I think religion started as lessons taught children of their ancestors and the world to learn and cope. The beliefs of the most prominent family in a group were the ones perpetuated. Everyone's different but I know many theists who find comfort in the thought that when they or their loved ones die they will go to heaven. Although history shows people also used religion to control other people and governments.
@andygee said, "...once you have awareness of the self, you also get fear of losing the self." I think this is bang on.
And then, what some religions do, is amplify this by emphasizing how important it is to behave in a certain way, and believe certain things, otherwise your death (which is feared anyway) is going to lead you to everlasting torment. Lovely!
That is a really interesting question. I think its a mixture of both. I would imagine in the beginning religion was mans first attempt to explain unanswered questions and over time became corrupted by the leaders of the groups and as time went on it was discovered that by focusing on death it was possible to get people to follow orders much easier if there was consequences to their actions that are much worse than could be imagined to take place on earth. I view the heaven/hell concept as the carrot and stick that keeps followers in line. It is the sickest part of religion in my opinion.

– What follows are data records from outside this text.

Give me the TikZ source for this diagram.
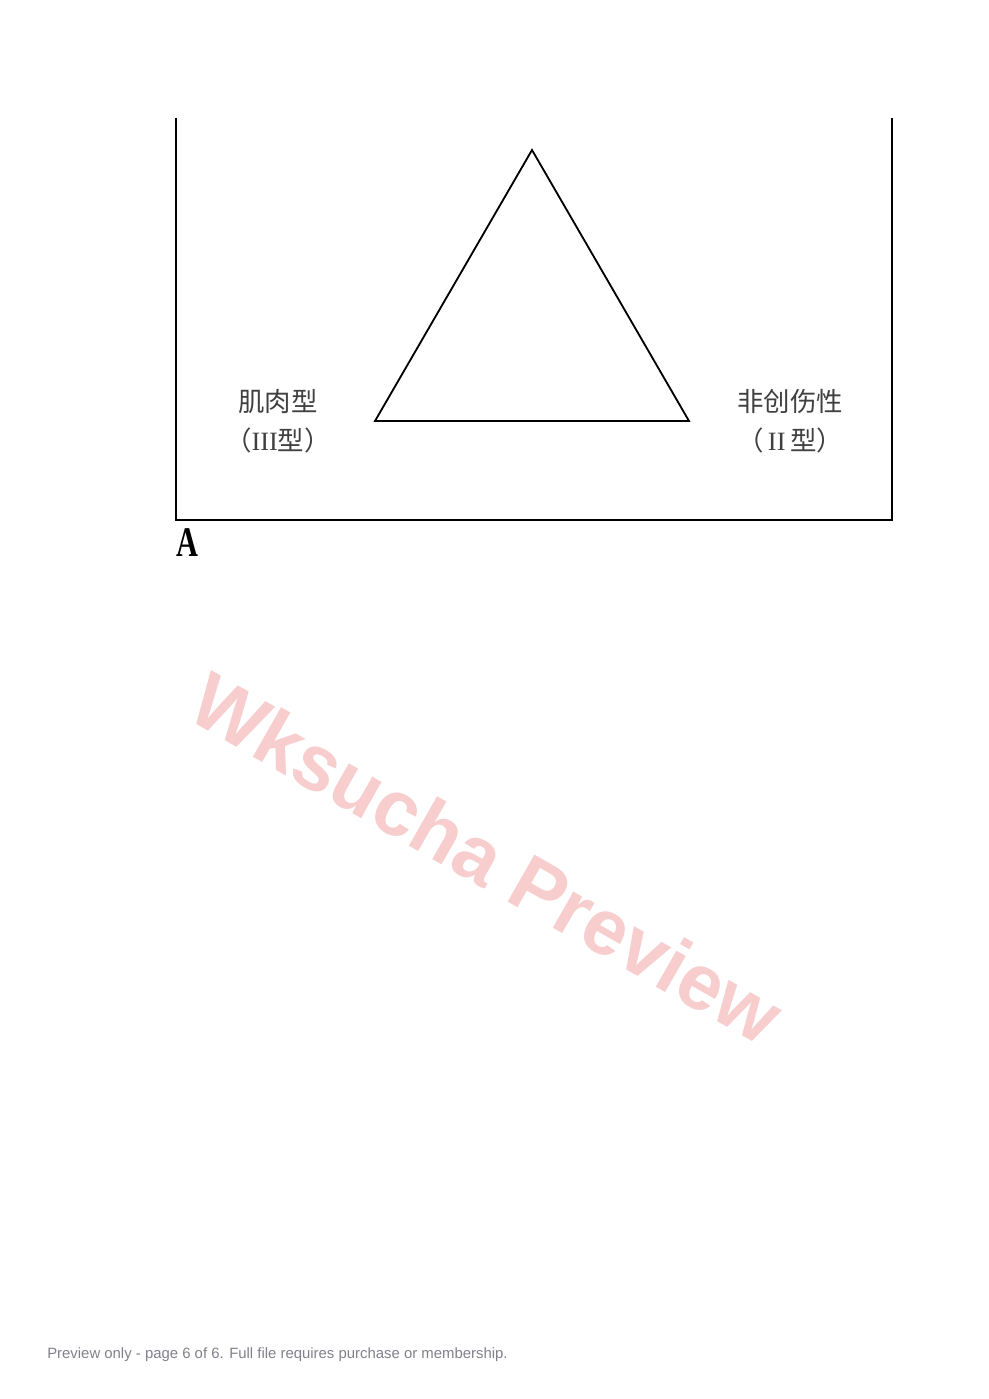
\documentclass[tikz,border=0pt]{standalone}
\usepackage{fontspec}
\setmainfont{Liberation Serif}
\newfontfamily\cjk{Noto Sans CJK SC}
\newfontfamily\footfont{Liberation Sans}
\usetikzlibrary{positioning}
\definecolor{wmpink}{RGB}{247,205,205}
\definecolor{footgray}{RGB}{128,128,138}
\tikzstyle{frame} = [black, line width=1.4pt]
\tikzstyle{tri} = [black, line width=1.3pt, line join=miter]
\tikzstyle{typelabel} = [align=center, inner sep=0pt, text=black!75,
  font=\fontsize{18.8pt}{27.6pt}\selectfont]

\begin{document}
\begin{tikzpicture}[x=0.025cm, y=-0.025cm]
  \useasboundingbox (0,0) rectangle (988,1399);
  % open box
  \coordinate (tl) at (176,118);
  \coordinate (bl) at (176,520);
  \coordinate (br) at (892,520);
  \coordinate (tr) at (892,118);
  \draw[frame] (tl) -- (bl) -- (br) -- (tr);

  % triangle
  \coordinate (apex) at (532,150);
  \coordinate (left) at (375,421);
  \coordinate (right) at (689,421);
  \draw[tri] (apex) -- (left) -- (right) -- cycle;

  % labels
  \node[typelabel] (muscle) at (278,421) {{\cjk 肌肉型}\\{\cjk （}III{\cjk 型）}};
  \node[typelabel] (nontrauma) at (790,421) {{\cjk 非创伤性}\\{\cjk （}\,II\,{\cjk 型）}};

  \node[font=\fontsize{30pt}{30pt}\selectfont\bfseries, xscale=0.72, inner sep=0pt] (panel) at (187,543) {A};

  % watermark
  \node[wmpink, rotate=-29.7, font=\footfont\fontsize{56pt}{56pt}\selectfont\bfseries] (wm) at (487,858) {Wksucha Preview};

  % footer
  \node[footgray, anchor=base west, inner sep=0pt, font=\footfont\fontsize{10.6pt}{12pt}\selectfont] (foot) at (47,1358) {Preview only - page 6 of 6. Full file requires purchase or membership.};
\end{tikzpicture}
\end{document}
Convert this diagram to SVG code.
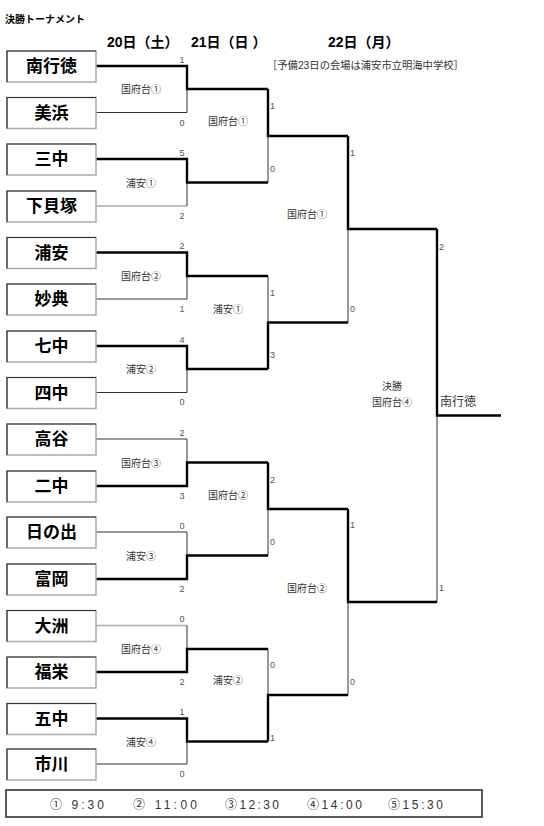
<svg xmlns="http://www.w3.org/2000/svg" width="544" height="826" viewBox="0 0 544 826">
<style>
text{font-family:"Liberation Sans","Noto Sans CJK JP",sans-serif;}
.box{fill:#fff;stroke:#aaa;stroke-width:1.5;}
.boxtl{fill:none;stroke:#333;stroke-width:1.2;}
.team{font-size:17px;fill:#000;text-anchor:middle;font-weight:bold;}
.w{fill:none;stroke:#000;stroke-width:2.4;}
.l{fill:none;stroke:#333;stroke-width:1;}
.lg{fill:none;stroke:#aaa;stroke-width:1.3;}
.sc{font-size:9px;fill:#555;}
.scm{font-size:9px;fill:#555;text-anchor:middle;}
.ml{font-size:10px;fill:#333;text-anchor:middle;}
.hd{font-size:14px;fill:#000;font-weight:bold;}
.lgd{font-size:12px;fill:#333;}
</style>
<rect width="544" height="826" fill="#fff"/>
<g id="header">
<text x="5" y="23" style="font-size:10px;font-weight:bold">決勝トーナメント</text>
<text class="hd" x="107" y="47">20日（土）</text>
<text class="hd" x="191" y="47">21日（日 ）</text>
<text class="hd" x="328" y="47">22日（月）</text>
<text x="267" y="69" style="font-size:10.3px;fill:#333">［予備23日の会場は浦安市立明海中学校］</text>
</g>
<g id="connectors">
<path class="l" d="M96 112.5H187V89"/>
<path class="lg" d="M96 206H187"/><path class="l" d="M187 206V182.5"/>
<path class="l" d="M96 299H187V276"/>
<path class="l" d="M96 392.5H187V369"/>
<path class="l" d="M96 439H187V462.5"/>
<path class="l" d="M96 532H187V555.5"/>
<path class="lg" d="M96 625.5H187"/><path class="l" d="M187 625.5V649"/>
<path class="l" d="M96 764H187V741.5"/>
<path class="l" d="M268 182.5V136"/>
<path class="l" d="M268 276V322.5"/>
<path class="l" d="M268 555.5V509"/>
<path class="l" d="M268 649V695"/>
<path class="l" d="M348 322.5V229"/>
<path class="l" d="M348 695V602"/>
<path class="l" d="M437 602V415.5"/>
<path class="w" d="M96 66H187V89H268"/>
<path class="w" d="M96 159H187V182.5H268"/>
<path class="w" d="M96 252.5H187V276H268"/>
<path class="w" d="M96 346H187V369H268"/>
<path class="w" d="M96 486H187V462.5H268"/>
<path class="w" d="M96 579H187V555.5H268"/>
<path class="w" d="M96 672H187V649H268"/>
<path class="w" d="M96 718.5H187V741.5H268"/>
<path class="w" d="M268 89V136H348"/>
<path class="w" d="M268 369V322.5H348"/>
<path class="w" d="M268 462.5V509H348"/>
<path class="w" d="M268 741.5V695H348"/>
<path class="w" d="M348 136V229H437"/>
<path class="w" d="M348 509V602H437"/>
<path class="w" d="M437 229V415.5H501"/>
</g>
<g id="scores">
<text class="scm" x="182" y="63">1</text><text class="scm" x="182" y="126">0</text>
<text class="scm" x="182" y="156">5</text><text class="scm" x="182" y="219">2</text>
<text class="scm" x="182" y="249">2</text><text class="scm" x="182" y="312">1</text>
<text class="scm" x="182" y="343">4</text><text class="scm" x="182" y="405">0</text>
<text class="scm" x="182" y="436">2</text><text class="scm" x="182" y="499">3</text>
<text class="scm" x="182" y="529">0</text><text class="scm" x="182" y="592">2</text>
<text class="scm" x="182" y="622">0</text><text class="scm" x="182" y="685">2</text>
<text class="scm" x="182" y="715">1</text><text class="scm" x="182" y="777">0</text>
<text class="sc" x="270" y="109">1</text><text class="sc" x="270" y="171.5">0</text>
<text class="sc" x="270" y="296">1</text><text class="sc" x="270" y="358">3</text>
<text class="sc" x="270" y="483">2</text><text class="sc" x="270" y="545">0</text>
<text class="sc" x="270" y="668">0</text><text class="sc" x="270" y="741">1</text>
<text class="sc" x="350" y="156">1</text><text class="sc" x="350" y="311.5">0</text>
<text class="sc" x="350" y="528">1</text><text class="sc" x="350" y="685">0</text>
<text class="sc" x="439" y="249.5">2</text><text class="sc" x="439" y="591">1</text>
</g>
<g id="match-labels">
<text class="ml" x="141" y="93">国府台①</text>
<text class="ml" x="141" y="186.5">浦安①</text>
<text class="ml" x="141" y="280">国府台②</text>
<text class="ml" x="141" y="373">浦安②</text>
<text class="ml" x="141" y="466.5">国府台③</text>
<text class="ml" x="141" y="559.5">浦安③</text>
<text class="ml" x="141" y="653">国府台④</text>
<text class="ml" x="141" y="745.5">浦安④</text>
<text class="ml" x="228" y="125">国府台①</text>
<text class="ml" x="228" y="313">浦安①</text>
<text class="ml" x="228" y="499">国府台②</text>
<text class="ml" x="228" y="684">浦安②</text>
<text class="ml" x="307" y="218">国府台①</text>
<text class="ml" x="307" y="591.5">国府台②</text>
<text class="ml" x="392" y="390">決勝</text>
<text class="ml" x="392" y="405.5">国府台④</text>
</g>
<g id="champion"><text x="440" y="406" style="font-size:12px;fill:#333">南行徳</text></g>
<g id="team-01"><rect class="box" x="7" y="51" width="89" height="31"/><path class="boxtl" d="M7 82V51H96"/><text class="team" x="51.5" y="72">南行徳</text></g>
<g id="team-02"><rect class="box" x="7" y="97.5" width="89" height="31"/><path class="boxtl" d="M7 128.5V97.5H96"/><text class="team" x="51.5" y="118.5">美浜</text></g>
<g id="team-03"><rect class="box" x="7" y="144" width="89" height="31"/><path class="boxtl" d="M7 175V144H96"/><text class="team" x="51.5" y="165">三中</text></g>
<g id="team-04"><rect class="box" x="7" y="191" width="89" height="31"/><path class="boxtl" d="M7 222V191H96"/><text class="team" x="51.5" y="212">下貝塚</text></g>
<g id="team-05"><rect class="box" x="7" y="237.5" width="89" height="31"/><path class="boxtl" d="M7 268.5V237.5H96"/><text class="team" x="51.5" y="258.5">浦安</text></g>
<g id="team-06"><rect class="box" x="7" y="284" width="89" height="31"/><path class="boxtl" d="M7 315V284H96"/><text class="team" x="51.5" y="305">妙典</text></g>
<g id="team-07"><rect class="box" x="7" y="331" width="89" height="31"/><path class="boxtl" d="M7 362V331H96"/><text class="team" x="51.5" y="352">七中</text></g>
<g id="team-08"><rect class="box" x="7" y="377.5" width="89" height="31"/><path class="boxtl" d="M7 408.5V377.5H96"/><text class="team" x="51.5" y="398.5">四中</text></g>
<g id="team-09"><rect class="box" x="7" y="424" width="89" height="31"/><path class="boxtl" d="M7 455V424H96"/><text class="team" x="51.5" y="445">高谷</text></g>
<g id="team-10"><rect class="box" x="7" y="471" width="89" height="31"/><path class="boxtl" d="M7 502V471H96"/><text class="team" x="51.5" y="492">二中</text></g>
<g id="team-11"><rect class="box" x="7" y="517" width="89" height="31"/><path class="boxtl" d="M7 548V517H96"/><text class="team" x="51.5" y="538">日の出</text></g>
<g id="team-12"><rect class="box" x="7" y="564" width="89" height="31"/><path class="boxtl" d="M7 595V564H96"/><text class="team" x="51.5" y="585">富岡</text></g>
<g id="team-13"><rect class="box" x="7" y="610.5" width="89" height="31"/><path class="boxtl" d="M7 641.5V610.5H96"/><text class="team" x="51.5" y="631.5">大洲</text></g>
<g id="team-14"><rect class="box" x="7" y="657" width="89" height="31"/><path class="boxtl" d="M7 688V657H96"/><text class="team" x="51.5" y="678">福栄</text></g>
<g id="team-15"><rect class="box" x="7" y="703.5" width="89" height="31"/><path class="boxtl" d="M7 734.5V703.5H96"/><text class="team" x="51.5" y="724.5">五中</text></g>
<g id="team-16"><rect class="box" x="7" y="749" width="89" height="31"/><path class="boxtl" d="M7 780V749H96"/><text class="team" x="51.5" y="770">市川</text></g>
<g id="legend">
<rect x="6" y="790" width="476" height="27" fill="none" stroke="#333" stroke-width="1.6"/>
<text class="lgd" x="50" y="809" textLength="54" lengthAdjust="spacing">① 9:30</text>
<text class="lgd" x="133" y="809" textLength="64" lengthAdjust="spacing">② 11:00</text>
<text class="lgd" x="225" y="809" textLength="54" lengthAdjust="spacing">③12:30</text>
<text class="lgd" x="307" y="809" textLength="55" lengthAdjust="spacing">④14:00</text>
<text class="lgd" x="388" y="809" textLength="55" lengthAdjust="spacing">⑤15:30</text>
</g>
</svg>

You may be interested to know that the oldest religious facility ever found (70 KYA) is a cave in Botswana with a big stone python. It was used as a more or less funeral home. The cave even had a little office for the director. But of course, grave goods go back further than that. I'm guessing that once you have awareness of the self, you also get fear of losing the self.
I'm going to say that people use religion to cope with the fear of death. I don't think it causes it.

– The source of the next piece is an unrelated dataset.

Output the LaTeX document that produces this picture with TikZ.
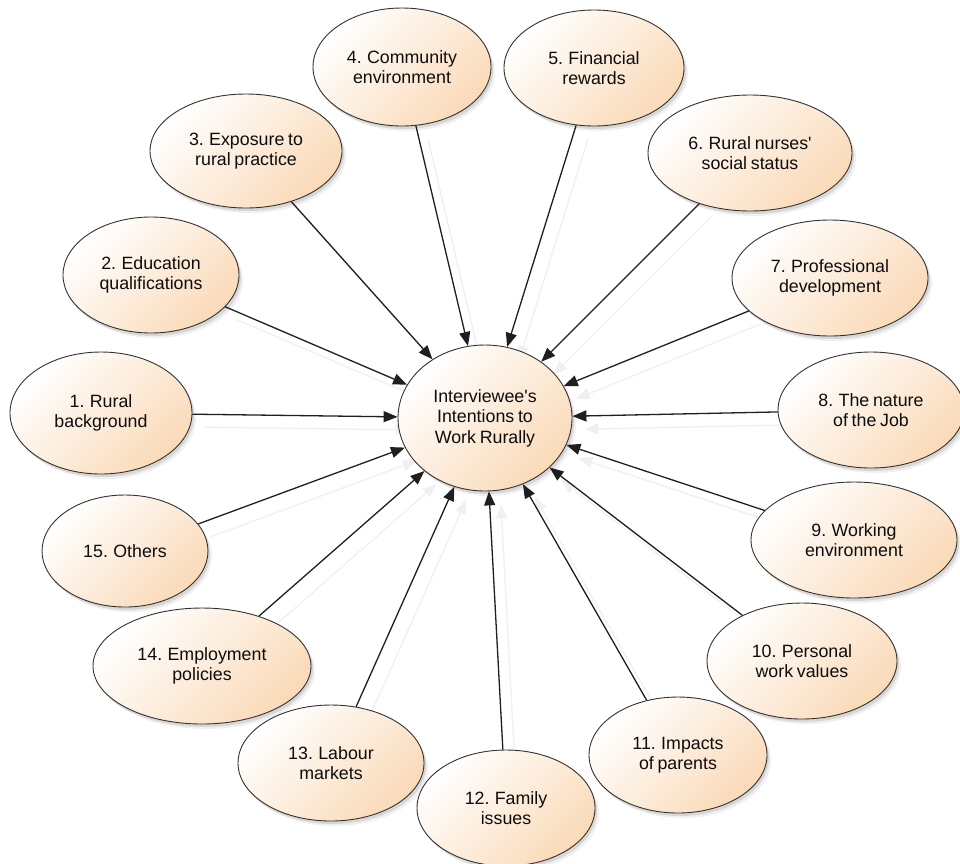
\documentclass[tikz,border=0pt]{standalone}
\usepackage{fontspec}
\setmainfont{Liberation Sans}[Ligatures=TeXOff,WordSpace=0.75]
\usetikzlibrary{shapes.geometric,arrows.meta,shadows}
\pgfdeclarelayer{bg}
\pgfsetlayers{bg,main}
\definecolor{peach}{RGB}{250,218,184}
\begin{document}
\begin{tikzpicture}[x=1pt,y=-1pt,
  bub/.style={ellipse, draw=black!80, line width=0.9pt, inner sep=0pt, align=center,
    font=\fontsize{17.8pt}{20.5pt}\selectfont, text=black!95,
    top color=white, bottom color=peach, shading angle=45,
    drop shadow={shadow xshift=2pt,shadow yshift=-3pt,opacity=.10,fill=black},
    drop shadow={shadow xshift=4pt,shadow yshift=-5pt,opacity=.06,fill=black}},
  con/.style={line width=1.3pt, draw=black!88, -{Triangle[length=14pt,width=11pt]}},
  ghost/.style={line width=1.3pt, draw=black!6, -{Triangle[length=14pt,width=11pt]},
    transform canvas={shift={(12pt,-13pt)}}}]
\useasboundingbox (0,0) rectangle (960,863);

\node[bub, minimum width=174pt, minimum height=146pt] (c) at (485,418) {Interviewee's\\Intentions to\\Work Rurally};
\node[bub, minimum width=182pt, minimum height=122pt] (n1) at (101,413) {1. Rural\\background};
\node[bub, minimum width=176pt, minimum height=116pt] (n2) at (151,275) {2. Education\\qualifications};
\node[bub, minimum width=192pt, minimum height=114pt] (n3) at (246,151) {3. Exposure to\\rural practice};
\node[bub, minimum width=178pt, minimum height=118pt] (n4) at (402,67) {4. Community\\environment};
\node[bub, minimum width=180pt, minimum height=116pt] (n5) at (594,68) {5. Financial\\rewards};
\node[bub, minimum width=204pt, minimum height=116pt] (n6) at (750,153) {6. Rural nurses'\\social status};
\node[bub, minimum width=196pt, minimum height=116pt] (n7) at (830,278) {7. Professional\\development};
\node[bub, minimum width=186pt, minimum height=116pt] (n8) at (871,410) {8. The nature\\of the Job};
\node[bub, minimum width=206pt, minimum height=116pt] (n9) at (854,540) {9. Working\\environment};
\node[bub, minimum width=190pt, minimum height=116pt] (n10) at (802,661) {10. Personal\\work values};
\node[bub, minimum width=178pt, minimum height=116pt] (n11) at (678,755) {11. Impacts\\of parents};
\node[bub, minimum width=178pt, minimum height=116pt] (n12) at (506,808) {12. Family\\issues};
\node[bub, minimum width=186pt, minimum height=116pt] (n13) at (331,763) {13. Labour\\markets};
\node[bub, minimum width=218pt, minimum height=116pt] (n14) at (202,666) {14. Employment\\policies};
\node[bub, minimum width=166pt, minimum height=112pt] (n15) at (125,551) {15. Others};

\begin{pgfonlayer}{bg}
\fill[white] (0,0) rectangle (960,863);
\foreach \i in {1,...,15} \draw[ghost] (n\i) -- (c);
\end{pgfonlayer}
\foreach \i in {1,...,15} \draw[con] (n\i) -- (c);
\end{tikzpicture}
\end{document}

I definitely don't believe in the Bible, but watch me run from a snake...or a scorpion... or a bear. OK, lots of things instill the fear of death in me. Religion isn't one.
I think it's a survival instinct.
I can't say I ever feared death, I just hope it's painless. Whatever you fear rules you. Fear is one of those emotions that really screws with our brain. The military taught me to fear nothing and I pretty much carried that through my entire life so far. Sure there are still the common fears like I fear the day I loose my puppy to death but, nuked or natural disaster are just names in a hat.
Probably both, but death anxiety is universal. A study was published in the journal Religion, Brain, and Behavior --- a meta-analysis of 100 existing science articles on people’s experience with death anxiety. Researchers analyzed data on over 26,000 people between the years 1961 and 2014. They found that very religious believers were not afraid of death. They also found that to be the case with strong atheists. People who didn't hold a strong worldview experienced death anxiety. Quote:
"What seems to protect atheists and religious people from their crippling fear of dying isn’t what they believe but the fact that they believe in anything at all. The researchers note that this is the central concept in “Terror Management Theory,” which has been proposed to explain how exactly humans deal with the crippling reality of wanting to live but knowing they’re going to die. The theory says that we do so by bolstering our “worldview”: When we’re faced with the terror of death, we try to root ourselves as firmly as possible in what we believe (regardless of what it is), and this staves off our fears of dying. Almost 100 percent of the studies that were robust enough to test this idea supported the theory.”
The researchers did mention that the results can’t be considered definitive because it wasn’t totally inclusive — it counted mostly American beliefs, and dealt only with Abrahamic religions.